Monday, August 08, 2005

Groups or Categories?

David Brin, one of my favorite science fiction writers, has a post on, among other things, how the left tends to view "nurture" as predominant and the right tends to view "nature" as predominant in the old "nature/nurture" debate http://davidbrin.blogspot.com/2005/08/emotional-roots-for-hypocricies-of.html. The left sees mankind as infinitely malleable, and the right sees mankind as hard wired for success or failure, a rationalization for prejudice against the poor or members of other ethnic categories or creeds. For Brin, the modernist recognizes that nature AND nurture are at work on mankind in a complex dynamic. We are born with certain dispositions, but we are also highly adaptable, and neither an appeal to nature or to nurture can justify oppression, either from the left or the right.

Part of the post touched on one of my interests, the tendency to lump other people into "groups" and to treat them other than as individuals. I reckon that this is an innate disposition, this lumping behavior, and it makes some sense as an algorithm for dealing with strangers. We can't really know everyone we encounter, and it may make sense to extrapolate from experience with similar people. (If the people with the curly hair attacked you last time, it is prudent to give any curly haired people a wide berth.) It is amazing to me how readily we group people on the basis of relatively superficial characteristics: tattoos, hairstyles, clothing styles, skin pigmentation, apparent age, musical tastes, consumption patterns, etc. And we not only group them, we attribute to them a complete set of values, attitudes, beliefs and dispositions. We remember the times we seemed to be right, and we conveniently forget any of the evidence that our stereotypes were wrong. It is really idiotic when such stereotyping becomes the basis for legislation and public policy decisions.

In anthropology, the word "group" connotes an organization with members. "Category" denotes an aggregation of individuals possessing one or more common characteristics but having no real organization.
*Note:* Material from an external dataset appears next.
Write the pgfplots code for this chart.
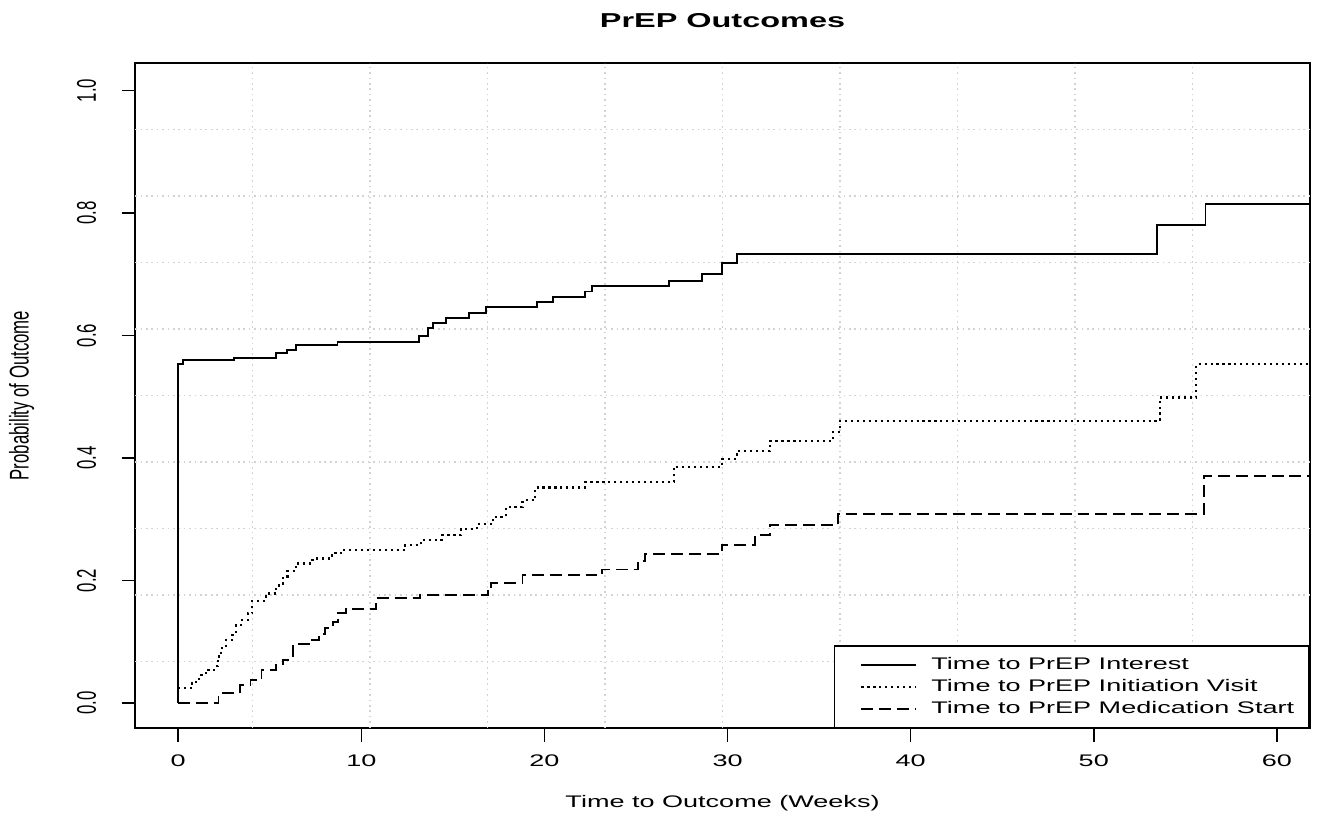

The "Knights of Columbus" is a group; "Catholic men" is a category. "NOW" is a group; "women" is a category. "NAACP" is a group; "Americans of African descent" is a category. "US Government" is a group; "subjects of the USG" is a category. Where we frequently go wrong in social interaction is when we take a category and treat it as a group. This allows us to talk about "black/white people", "the French", "rich/poor people", "upper/lower/middle class" and any category along any dimension as if they represented a collective body and as if they shared characteristics and interests beyond the dimensions on which the purported "group" is predicated. It makes as much sense to speak of "thousand island dressing eaters" as a meaningful aggregate. If we talk about the "1000 island eaters" enough, we will start to "reify" the category as a real world social phenomenon. It makes sense to talk about categories when these have significance, eg if I sell 1000 island dressing and want to market my product, if I want to study disparate effects of drugs on racial categories, or if I am working on a "class theory". Otherwise, the generalizations are not all that useful and, in fact, may be harmful.

One of the good points of libertarianism is that it explicitly recognizes each of us as an individual rather than as a member of a collective. Group membership is necessarily a voluntary act, and this stance should make it somewhat more difficult for a libertarian to fall into the cognitive "lumping" trap than it is for folks with some other ideology. Libertarianism also entails peaceful coexistence with and a high degree of tolerance of folks who differ from us in a variety of ways. Accordingly, even if we irrationally lump people into groups when we are really dealing with categories, we can't do as much harm as statists who would not hesitate to use coercion to promote or outlaw the "group" or some of its putative characteristics. Statists have used racial categories as a basis for enslavement and disenfranchisement and slaughter. They have used nationality as a basis for killing or deporting or interning people. They have used ethnic categories for preferential treatment, and they have used them to profile for criminality. In the hands of statists, the lumping tendency is a dangerous cognitive disorder that can be used to get people to tolerate almost any invasion of freedom in the name of security against the malevolent "other" or in the name of protecting the shiftless and improvident "other" from themselves.

Fight the cognitive disorder. Try not to think of me as a Honda driving, bleu cheese dressing eating, churchgoing, early middle-aged, caucasian/Amerindian, married, straight, male, southern born, dog loving, libertarian, history buff with asthma and a hiatal hernia. Think of me as your unique conspecific who might just surprise you by stepping out of my "demographic". I will try to do the same for you.